• Nikki Jane


Living in Australia

Despite being so similar to the UK in so many ways, it is very different. if I’m completely honest I adjusted so easily to life in Australia. I did made the mistake of assuming that winter in would be like would be like summer in the UK – its not its still cold. It turns out you still need a coat here.

One of my biggest tips for anyone moving countries is not to comparing everything. Prices, time zones, different names for things. All you’re doing is highlighting the fact that you’re away from everything you know and it makes it feel different.

Making friends in Australia was tough. Because it was hard to get in with actual Australians, they already had their friendship groups so you made friends with other working holiday visa people which meant they moved around a lot and a lot of them left. It was this constant churn and burn of friends. It also meant that a lot of the friends we were making were as a couple so we weren’t spending a lot of time apart. It wasn’t until I started making work friends as social connection that I really started to get any form of independent social life. I made some epic friends. Again still not a lot of aussies for the first few years. My best friends were and are English. I also has kiwi and swedish best friends. It wasn’t until I started making friends at the gym that I got myself some Aussie friends and moved around at work.

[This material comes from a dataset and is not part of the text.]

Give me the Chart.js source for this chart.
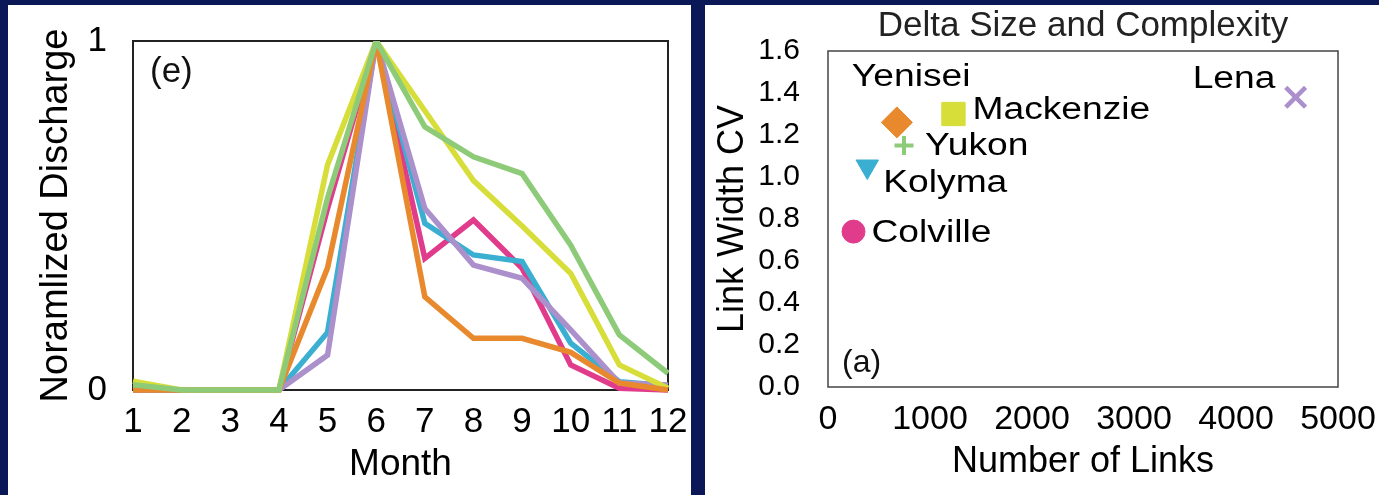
<!DOCTYPE html>
<html>
<head>
<meta charset="utf-8">
<script src="https://cdn.jsdelivr.net/npm/chart.js@4.4.1/dist/chart.umd.min.js"></script>
<style>
  html, body { margin: 0; padding: 0; width: 1379px; height: 495px; overflow: hidden; background: #0a1858; }
  .panel { position: absolute; background: #fff; }
  #left { left: 8px; top: 5px; width: 683px; height: 490px; }
  #right { left: 705px; top: 5px; width: 674px; height: 490px; }
</style>
</head>
<body>
<div class="panel" id="left"><canvas id="dischargeChart"></canvas></div>
<div class="panel" id="right"><canvas id="deltaChart"></canvas></div>
<script>
// monthly discharge, normalized to the June peak
const months = ["1", "2", "3", "4", "5", "6", "7", "8", "9", "10", "11", "12"];
const colville = [0, 0, 0, 0, 0.52, 1, 0.377, 0.487, 0.349, 0.072, 0.005, 0];
const kolyma = [0, 0, 0, 0, 0.165, 1, 0.478, 0.387, 0.368, 0.134, 0.024, 0.012];
const lena = [0, 0, 0, 0, 0.10, 1, 0.52, 0.358, 0.32, 0.172, 0.02, 0.014];
const mackenzie = [0.025, 0, 0, 0, 0.645, 1, 0.80, 0.60, 0.47, 0.334, 0.072, 0.005];
const yenisei = [0, 0, 0, 0, 0.35, 1, 0.267, 0.148, 0.148, 0.108, 0.02, 0];
const yukon = [0.015, 0, 0, 0, 0.55, 1, 0.754, 0.668, 0.62, 0.415, 0.158, 0.048];

// delta size vs. link width variability
const rivers = ["Colville", "Kolyma", "Yukon", "Yenisei", "Mackenzie", "Lena"];
const linkCounts = [250, 385, 745, 675, 1230, 4585];
const linkWidthCV = [0.74, 1.05, 1.15, 1.26, 1.30, 1.38];

const colors = {
  Colville: "#e13c8c",
  Kolyma: "#3aafd2",
  Yukon: "#8ecb79",
  Yenisei: "#e8892d",
  Mackenzie: "#d7de3a",
  Lena: "#ab90cc",
};

const markers = {
  Colville: { pointStyle: "circle", radius: 11.5, rotation: 0, borderWidth: 1 },
  Kolyma: { pointStyle: "triangle", radius: 13, rotation: 180, borderWidth: 1 },
  Yukon: { pointStyle: "cross", radius: 9.5, rotation: 0, borderWidth: 4 },
  Yenisei: { pointStyle: "rectRot", radius: 15.5, rotation: 0, borderWidth: 1 },
  Mackenzie: { pointStyle: "rect", radius: 16.5, rotation: 0, borderWidth: 1 },
  Lena: { pointStyle: "crossRot", radius: 14, rotation: 0, borderWidth: 4.5 },
};

// where each river name sits relative to its marker (left edge, baseline)
const labelOffsets = {
  Colville: [18, 10],
  Kolyma: [16, 25],
  Yukon: [21, 9],
  Yenisei: [-45, -36],
  Mackenzie: [19, 5],
  Lena: [-103, -9],
};

Chart.defaults.font.family = "'Liberation Sans', Arial, sans-serif";
Chart.defaults.color = "#000";

function frame(color, width) {
  return {
    id: "frame",
    beforeDatasetsDraw(chart) {
      const { ctx, chartArea: a } = chart;
      ctx.save();
      ctx.strokeStyle = color;
      ctx.lineWidth = width;
      ctx.strokeRect(a.left, a.top, a.right - a.left, a.bottom - a.top);
      ctx.restore();
    },
  };
}

function panelTag(text, size, dx, dy, fromBottom) {
  return {
    id: "panelTag",
    afterDatasetsDraw(chart) {
      const { ctx, chartArea: a } = chart;
      ctx.save();
      ctx.font = size + "px 'Liberation Sans', Arial, sans-serif";
      ctx.fillStyle = "#111";
      ctx.textBaseline = "alphabetic";
      ctx.fillText(text, a.left + dx, (fromBottom ? a.bottom : a.top) + dy);
      ctx.restore();
    },
  };
}

const riverLabels = {
  id: "riverLabels",
  afterDatasetsDraw(chart) {
    const { ctx } = chart;
    ctx.save();
    ctx.font = "31px 'Liberation Sans', Arial, sans-serif";
    ctx.fillStyle = "#000";
    ctx.textBaseline = "alphabetic";
    chart.data.datasets.forEach((ds, i) => {
      const pt = chart.getDatasetMeta(i).data[0];
      const [dx, dy] = labelOffsets[ds.label];
      ctx.save();
      ctx.translate(pt.x + dx, pt.y + dy);
      ctx.scale(1.2, 1);
      ctx.fillText(ds.label, 0, 0);
      ctx.restore();
    });
    ctx.restore();
  },
};

// keep the plot box fixed; edge tick labels may spill into the margin
function fixBox(size) {
  return function (scale) {
    if (scale.isHorizontal()) scale.height = size;
    else scale.width = size;
    scale.paddingLeft = 0;
    scale.paddingRight = 0;
    scale.paddingTop = 0;
    scale.paddingBottom = 0;
  };
}

const lineSeries = [
  ["Yukon", yukon],
  ["Yenisei", yenisei],
  ["Mackenzie", mackenzie],
  ["Lena", lena],
  ["Kolyma", kolyma],
  ["Colville", colville],
];

new Chart(document.getElementById("dischargeChart"), {
  type: "line",
  data: {
    labels: months,
    datasets: lineSeries.map(([name, values]) => ({
      label: name,
      data: values,
      borderColor: colors[name],
      backgroundColor: colors[name],
      clip: { left: 6, top: 0, right: 6, bottom: 6 },
    })),
  },
  options: {
    responsive: true,
    maintainAspectRatio: false,
    animation: false,
    layout: { padding: { top: 36, right: 23, left: 0, bottom: 0 } },
    elements: {
      line: { borderWidth: 5.5, tension: 0, borderJoinStyle: "miter" },
      point: { radius: 0 },
    },
    plugins: { legend: { display: false }, tooltip: { enabled: false } },
    scales: {
      x: {
        offset: false,
        grid: { display: false },
        border: { display: false },
        ticks: { font: { size: 35 }, padding: 3, maxRotation: 0, autoSkip: false },
        title: { display: true, text: "Month", font: { size: 37 }, padding: { top: 0, bottom: 8 } },
        afterFit: fixBox(105),
      },
      y: {
        min: 0,
        max: 1,
        grid: { display: false },
        border: { display: false },
        ticks: { stepSize: 1, font: { size: 35 }, padding: 18 },
        title: { display: true, text: "Noramlized Discharge", font: { size: 38 }, padding: { top: 26, bottom: 0 } },
        afterFit: fixBox(125),
      },
    },
  },
  plugins: [frame("#222", 2), panelTag("(e)", 35, 17, 41, false)],
});

new Chart(document.getElementById("deltaChart"), {
  type: "scatter",
  data: {
    datasets: rivers.map((name, i) => ({
      label: name,
      data: [{ x: linkCounts[i], y: linkWidthCV[i] }],
      pointStyle: markers[name].pointStyle,
      pointRadius: markers[name].radius,
      pointRotation: markers[name].rotation,
      pointBorderWidth: markers[name].borderWidth,
      backgroundColor: colors[name],
      borderColor: colors[name],
    })),
  },
  options: {
    responsive: true,
    maintainAspectRatio: false,
    animation: false,
    layout: { padding: { top: 0, right: 41, left: 0, bottom: 0 } },
    plugins: {
      legend: { display: false },
      tooltip: { enabled: false },
      title: {
        display: true,
        text: "Delta Size and Complexity",
        fullSize: false,
        color: "#222",
        font: { size: 35, weight: "normal" },
        padding: { top: 0, bottom: 4 },
      },
    },
    scales: {
      x: {
        min: 0,
        max: 5000,
        grid: { display: false },
        border: { display: false },
        ticks: { stepSize: 1000, font: { size: 34 }, padding: 4, maxRotation: 0, callback: (v) => String(v) },
        title: { display: true, text: "Number of Links", font: { size: 36 }, padding: { top: 0, bottom: 11 } },
        afterFit: fixBox(108),
      },
      y: {
        min: 0,
        max: 1.6,
        grid: { display: false },
        border: { display: false },
        ticks: { stepSize: 0.2, font: { size: 30 }, padding: 20, callback: (v) => v.toFixed(1) },
        title: { display: true, text: "Link Width CV", font: { size: 36 }, padding: { top: 6, bottom: 0 } },
        afterFit: fixBox(123),
      },
    },
  },
  plugins: [frame("#444", 1.5), riverLabels, panelTag("(a)", 32, 14, -15, true)],
});
</script>
</body>
</html>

Finding a partner who is Australian changed things again for me. Its funny how you end up on these paths that lead you to the life your supposed to lead that is most in line with you.

How life has changed since living in Australia

I feel like I am the exception to the rule with how life has changed. Most people find that No matter how long you’ve lived overseas, you always have this weird sense of confusion when it comes to where’s really home. There’s a quote about travel that says:

“You will never be completely at home again, because part of your heart always will be elsewhere. That is the price you pay for the richness of loving and knowing people in more than one place.”

This doesn’t really resonate with me. I feel home here. I feel like this is where I was always meant to be. Even more so now that I know the person I will be spending the rest of my life with is also aussie. That doesn’t mean I don’t miss the people. Of course I miss my family. I am incredibly close with my parents and grandparents. I got lucky my brother moved here too. But when I miss my family. I don’t say I’m homesick. Because I’m not. I don’t want to be in the uk. I want to see my family. If I could I would pick them all up and put them all back down here. So I call it family sick. I get family sick and more so than ever during covid. But I will get to that in a minute.

Australia feels like home. I love the lifestyle. I love the beach, the sun the outdoors. I love my job, the people. My friends, my partner, my family that I have in Australia. And of course the perks of summers that last longer than 18 minutes, high minimum wages and a slightly less severe overpopulation problem that means you can actually get a table for brunch on a long weekend. This is the life I was supposed to live. I feel every part of that alignment.

Moving to Australia was one of the riskiest, most expensive and challenging things I have done in life to date. But it is also the BEST decision I’ve made.

The most challenging part are emergencies at home.

Living overseas means you have to live with the constant reality that disaster could strike back home, and you’ll have to plonk down a whole lot of money for a last minute flight – and then sit on a flight for 27 hours not knowing what’s going on. Equally it can mean making a challenging decision of not flying home for your grandparents funeral and feeling guilt that you wither put on yourself or is put on you by other family members.

That’s not easy.

Traveling Back for Visits

Aside from emergencies, and pre covid I would travel back about once a year and my parent would come here once a year. Often that tends to be guided by who’s getting married and when!

You girls know me. I am a planner. I plan my trips well in advance usually fly with Etihad as they are a decent airline, at a good price and I get to collect my virgin velocity points for ruse in Australia. Pre covid I could get a return flight for $1200.

Covid obviously threw a huge spanner in the works. My parents could come here and I couldn’t go back. I have my flights booked for this June and Haydn will be coming with me for his first visit to meet my grandparent but it will have been 3 years since I’ve seen them. Luckily mum made it here for Christmas and her and dad get here for 3 weeks in a few years time.

I always feel strange about going back to the UK because on so many levels it doesn’t feel like home. How can I feel like that when I spent 22 years there? I love to see my family and friends but after a few days I am ready to get back on the plane. Or at least see some Europe while I am there.

Having been 3 years I am looking forward to this trip more than ever to give my grandparents a huge squeeze!

The hardest part of moving is the Unknown

One of the biggest challenges is the unknown. There’s a huge cloud of uncertainty around everything you do for the first few years or so. You might not like it, your job might not work out, your relationship might fail – it’s challenging having to manage this level of risk. Throw in covid to the mix, I know so many people that decided they couldn’t do it any longer and went back. Just wondering whether you’ll still be in the same place in a few months time is emotionally and financially challenging!

BUT THE BIGGEST THING- for me it was the best decision I've ever made!